### [Given data]
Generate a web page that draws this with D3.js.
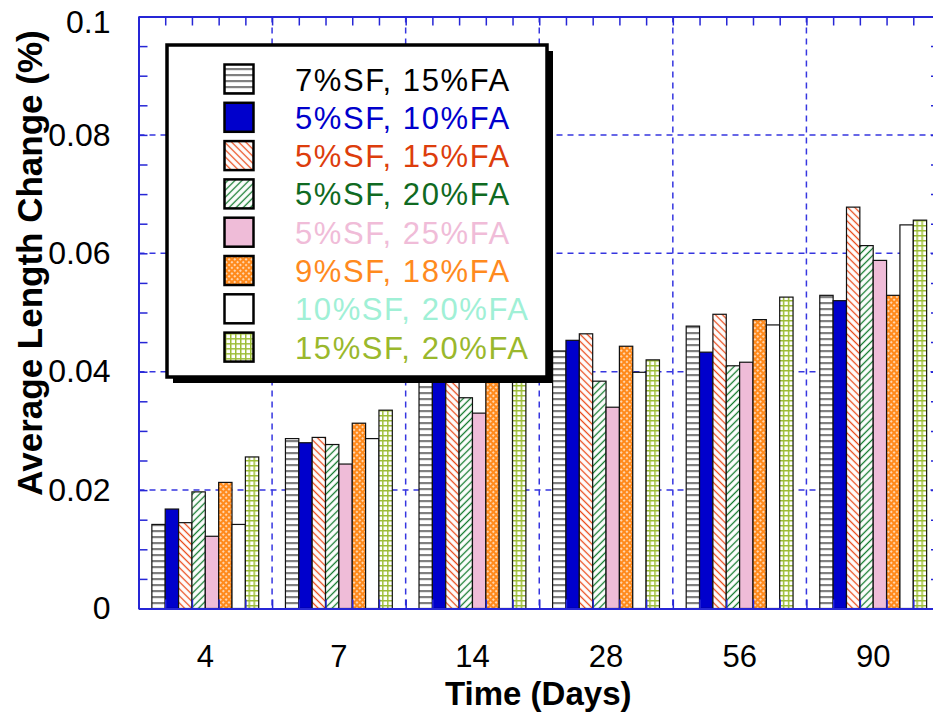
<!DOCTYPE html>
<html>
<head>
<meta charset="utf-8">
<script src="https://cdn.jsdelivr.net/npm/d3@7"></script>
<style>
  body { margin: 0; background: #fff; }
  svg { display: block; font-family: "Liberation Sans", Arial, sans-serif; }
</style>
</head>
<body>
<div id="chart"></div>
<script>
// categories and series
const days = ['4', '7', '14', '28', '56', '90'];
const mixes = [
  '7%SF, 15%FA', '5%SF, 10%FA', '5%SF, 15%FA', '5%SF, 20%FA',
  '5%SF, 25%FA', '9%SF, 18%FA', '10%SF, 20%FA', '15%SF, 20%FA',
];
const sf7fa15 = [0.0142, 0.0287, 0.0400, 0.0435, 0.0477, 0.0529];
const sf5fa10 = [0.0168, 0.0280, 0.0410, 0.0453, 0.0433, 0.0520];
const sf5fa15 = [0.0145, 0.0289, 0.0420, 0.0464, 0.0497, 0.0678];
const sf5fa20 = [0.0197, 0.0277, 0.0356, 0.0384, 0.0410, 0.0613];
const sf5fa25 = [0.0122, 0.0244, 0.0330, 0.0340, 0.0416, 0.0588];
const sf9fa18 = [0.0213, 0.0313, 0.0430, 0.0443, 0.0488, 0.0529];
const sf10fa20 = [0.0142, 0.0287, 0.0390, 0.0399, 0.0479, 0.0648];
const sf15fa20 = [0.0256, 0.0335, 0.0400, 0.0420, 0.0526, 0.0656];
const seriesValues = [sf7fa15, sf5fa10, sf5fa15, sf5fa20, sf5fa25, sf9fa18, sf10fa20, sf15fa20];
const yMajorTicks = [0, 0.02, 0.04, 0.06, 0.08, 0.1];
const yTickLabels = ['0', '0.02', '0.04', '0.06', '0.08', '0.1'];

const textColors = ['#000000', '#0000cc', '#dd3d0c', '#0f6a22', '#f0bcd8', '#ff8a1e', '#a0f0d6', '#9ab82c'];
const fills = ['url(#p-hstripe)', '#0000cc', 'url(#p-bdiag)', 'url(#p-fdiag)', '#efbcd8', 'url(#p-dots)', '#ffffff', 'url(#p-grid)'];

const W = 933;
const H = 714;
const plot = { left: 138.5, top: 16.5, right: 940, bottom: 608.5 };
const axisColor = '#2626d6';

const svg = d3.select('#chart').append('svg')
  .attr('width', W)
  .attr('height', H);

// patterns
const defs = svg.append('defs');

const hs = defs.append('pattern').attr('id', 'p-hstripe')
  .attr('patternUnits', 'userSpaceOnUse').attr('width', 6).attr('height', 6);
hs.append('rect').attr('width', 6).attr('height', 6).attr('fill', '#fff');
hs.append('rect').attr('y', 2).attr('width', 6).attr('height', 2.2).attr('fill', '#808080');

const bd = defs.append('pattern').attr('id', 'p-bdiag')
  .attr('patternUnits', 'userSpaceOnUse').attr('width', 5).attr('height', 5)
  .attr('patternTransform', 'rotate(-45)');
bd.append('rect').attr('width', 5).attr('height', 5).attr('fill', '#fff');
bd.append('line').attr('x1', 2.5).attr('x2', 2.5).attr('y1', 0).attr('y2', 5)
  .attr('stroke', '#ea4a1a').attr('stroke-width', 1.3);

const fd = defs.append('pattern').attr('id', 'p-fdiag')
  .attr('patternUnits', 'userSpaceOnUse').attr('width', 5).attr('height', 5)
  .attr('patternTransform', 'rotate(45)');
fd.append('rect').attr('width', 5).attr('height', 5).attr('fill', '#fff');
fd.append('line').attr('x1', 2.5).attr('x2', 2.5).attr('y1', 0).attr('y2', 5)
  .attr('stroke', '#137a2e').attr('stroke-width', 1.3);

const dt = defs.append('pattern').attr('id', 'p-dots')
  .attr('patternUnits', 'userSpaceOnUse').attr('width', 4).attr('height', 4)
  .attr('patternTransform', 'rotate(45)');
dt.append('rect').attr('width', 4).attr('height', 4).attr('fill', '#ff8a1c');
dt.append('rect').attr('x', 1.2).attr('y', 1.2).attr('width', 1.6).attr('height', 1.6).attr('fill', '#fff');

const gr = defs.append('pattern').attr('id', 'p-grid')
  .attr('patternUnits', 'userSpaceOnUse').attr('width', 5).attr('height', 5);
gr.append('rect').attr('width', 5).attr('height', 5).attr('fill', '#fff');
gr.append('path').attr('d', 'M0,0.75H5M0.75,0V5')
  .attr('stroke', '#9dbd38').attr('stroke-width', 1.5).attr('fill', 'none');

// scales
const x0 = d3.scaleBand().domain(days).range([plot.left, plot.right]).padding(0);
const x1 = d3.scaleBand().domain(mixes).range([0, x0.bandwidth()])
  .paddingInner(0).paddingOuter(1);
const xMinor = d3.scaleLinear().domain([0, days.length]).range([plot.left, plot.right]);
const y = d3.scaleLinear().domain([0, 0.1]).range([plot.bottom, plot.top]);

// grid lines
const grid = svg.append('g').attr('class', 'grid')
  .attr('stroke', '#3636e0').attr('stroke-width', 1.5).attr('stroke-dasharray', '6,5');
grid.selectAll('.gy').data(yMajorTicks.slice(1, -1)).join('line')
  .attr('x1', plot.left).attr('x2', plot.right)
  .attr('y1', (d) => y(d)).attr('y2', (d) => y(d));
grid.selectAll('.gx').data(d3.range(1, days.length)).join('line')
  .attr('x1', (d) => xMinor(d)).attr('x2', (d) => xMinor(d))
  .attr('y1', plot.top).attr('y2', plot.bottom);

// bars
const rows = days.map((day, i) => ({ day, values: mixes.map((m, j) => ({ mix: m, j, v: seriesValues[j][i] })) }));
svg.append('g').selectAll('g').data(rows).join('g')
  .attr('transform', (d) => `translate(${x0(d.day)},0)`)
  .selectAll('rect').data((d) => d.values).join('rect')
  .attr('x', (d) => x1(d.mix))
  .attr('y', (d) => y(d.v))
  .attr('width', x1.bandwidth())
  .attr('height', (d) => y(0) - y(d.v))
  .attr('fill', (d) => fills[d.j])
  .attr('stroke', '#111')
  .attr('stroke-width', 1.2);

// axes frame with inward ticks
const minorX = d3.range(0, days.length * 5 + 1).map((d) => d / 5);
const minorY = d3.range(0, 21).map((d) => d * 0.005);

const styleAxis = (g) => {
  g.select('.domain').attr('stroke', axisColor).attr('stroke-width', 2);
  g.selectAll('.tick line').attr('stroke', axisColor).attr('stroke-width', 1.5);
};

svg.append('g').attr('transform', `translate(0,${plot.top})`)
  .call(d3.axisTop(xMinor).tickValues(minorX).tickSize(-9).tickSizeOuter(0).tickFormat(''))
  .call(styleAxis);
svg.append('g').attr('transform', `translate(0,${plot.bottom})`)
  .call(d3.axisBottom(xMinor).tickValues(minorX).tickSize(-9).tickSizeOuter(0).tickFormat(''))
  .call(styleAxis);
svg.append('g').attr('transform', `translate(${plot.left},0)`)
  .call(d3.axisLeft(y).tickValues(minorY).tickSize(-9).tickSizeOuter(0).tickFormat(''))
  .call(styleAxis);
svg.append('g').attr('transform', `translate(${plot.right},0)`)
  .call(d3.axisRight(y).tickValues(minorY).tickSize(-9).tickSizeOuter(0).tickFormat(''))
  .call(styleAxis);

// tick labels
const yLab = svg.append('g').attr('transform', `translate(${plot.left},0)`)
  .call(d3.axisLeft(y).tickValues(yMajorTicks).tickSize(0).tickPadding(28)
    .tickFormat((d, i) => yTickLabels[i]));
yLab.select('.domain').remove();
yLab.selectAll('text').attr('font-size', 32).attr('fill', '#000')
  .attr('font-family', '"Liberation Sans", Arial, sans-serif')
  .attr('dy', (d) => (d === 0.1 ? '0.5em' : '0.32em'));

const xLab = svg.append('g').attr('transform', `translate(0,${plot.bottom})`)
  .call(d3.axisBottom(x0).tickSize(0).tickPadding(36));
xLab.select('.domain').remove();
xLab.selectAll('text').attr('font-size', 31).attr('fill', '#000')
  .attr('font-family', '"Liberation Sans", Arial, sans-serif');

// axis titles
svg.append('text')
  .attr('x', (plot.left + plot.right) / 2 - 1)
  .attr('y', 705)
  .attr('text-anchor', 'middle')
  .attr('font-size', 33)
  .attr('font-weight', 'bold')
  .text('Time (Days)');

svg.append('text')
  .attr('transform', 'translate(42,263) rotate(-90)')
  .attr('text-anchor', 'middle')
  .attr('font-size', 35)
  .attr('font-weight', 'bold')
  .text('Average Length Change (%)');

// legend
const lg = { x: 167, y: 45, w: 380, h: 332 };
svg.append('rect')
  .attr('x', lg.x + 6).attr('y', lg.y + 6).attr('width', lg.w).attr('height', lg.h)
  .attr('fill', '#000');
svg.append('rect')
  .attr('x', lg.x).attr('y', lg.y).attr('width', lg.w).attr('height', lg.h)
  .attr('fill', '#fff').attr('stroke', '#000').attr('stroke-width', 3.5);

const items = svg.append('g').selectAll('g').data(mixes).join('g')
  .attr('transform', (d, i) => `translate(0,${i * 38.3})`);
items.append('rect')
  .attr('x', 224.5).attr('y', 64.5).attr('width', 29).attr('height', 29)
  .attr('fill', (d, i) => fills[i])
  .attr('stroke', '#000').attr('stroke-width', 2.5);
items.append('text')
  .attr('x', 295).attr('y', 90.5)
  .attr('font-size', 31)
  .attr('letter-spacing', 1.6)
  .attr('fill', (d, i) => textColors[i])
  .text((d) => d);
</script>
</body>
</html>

### [Written request]
Each line from the top of the material through the line containing "const defs = svg.append('defs');" should be reproduced exactly; please drop any images.

### [Response]
Generate a web page that draws this with D3.js.
<!DOCTYPE html>
<html>
<head>
<meta charset="utf-8">
<script src="https://cdn.jsdelivr.net/npm/d3@7"></script>
<style>
  body { margin: 0; background: #fff; }
  svg { display: block; font-family: "Liberation Sans", Arial, sans-serif; }
</style>
</head>
<body>
<div id="chart"></div>
<script>
// categories and series
const days = ['4', '7', '14', '28', '56', '90'];
const mixes = [
  '7%SF, 15%FA', '5%SF, 10%FA', '5%SF, 15%FA', '5%SF, 20%FA',
  '5%SF, 25%FA', '9%SF, 18%FA', '10%SF, 20%FA', '15%SF, 20%FA',
];
const sf7fa15 = [0.0142, 0.0287, 0.0400, 0.0435, 0.0477, 0.0529];
const sf5fa10 = [0.0168, 0.0280, 0.0410, 0.0453, 0.0433, 0.0520];
const sf5fa15 = [0.0145, 0.0289, 0.0420, 0.0464, 0.0497, 0.0678];
const sf5fa20 = [0.0197, 0.0277, 0.0356, 0.0384, 0.0410, 0.0613];
const sf5fa25 = [0.0122, 0.0244, 0.0330, 0.0340, 0.0416, 0.0588];
const sf9fa18 = [0.0213, 0.0313, 0.0430, 0.0443, 0.0488, 0.0529];
const sf10fa20 = [0.0142, 0.0287, 0.0390, 0.0399, 0.0479, 0.0648];
const sf15fa20 = [0.0256, 0.0335, 0.0400, 0.0420, 0.0526, 0.0656];
const seriesValues = [sf7fa15, sf5fa10, sf5fa15, sf5fa20, sf5fa25, sf9fa18, sf10fa20, sf15fa20];
const yMajorTicks = [0, 0.02, 0.04, 0.06, 0.08, 0.1];
const yTickLabels = ['0', '0.02', '0.04', '0.06', '0.08', '0.1'];

const textColors = ['#000000', '#0000cc', '#dd3d0c', '#0f6a22', '#f0bcd8', '#ff8a1e', '#a0f0d6', '#9ab82c'];
const fills = ['url(#p-hstripe)', '#0000cc', 'url(#p-bdiag)', 'url(#p-fdiag)', '#efbcd8', 'url(#p-dots)', '#ffffff', 'url(#p-grid)'];

const W = 933;
const H = 714;
const plot = { left: 138.5, top: 16.5, right: 940, bottom: 608.5 };
const axisColor = '#2626d6';

const svg = d3.select('#chart').append('svg')
  .attr('width', W)
  .attr('height', H);

// patterns
const defs = svg.append('defs');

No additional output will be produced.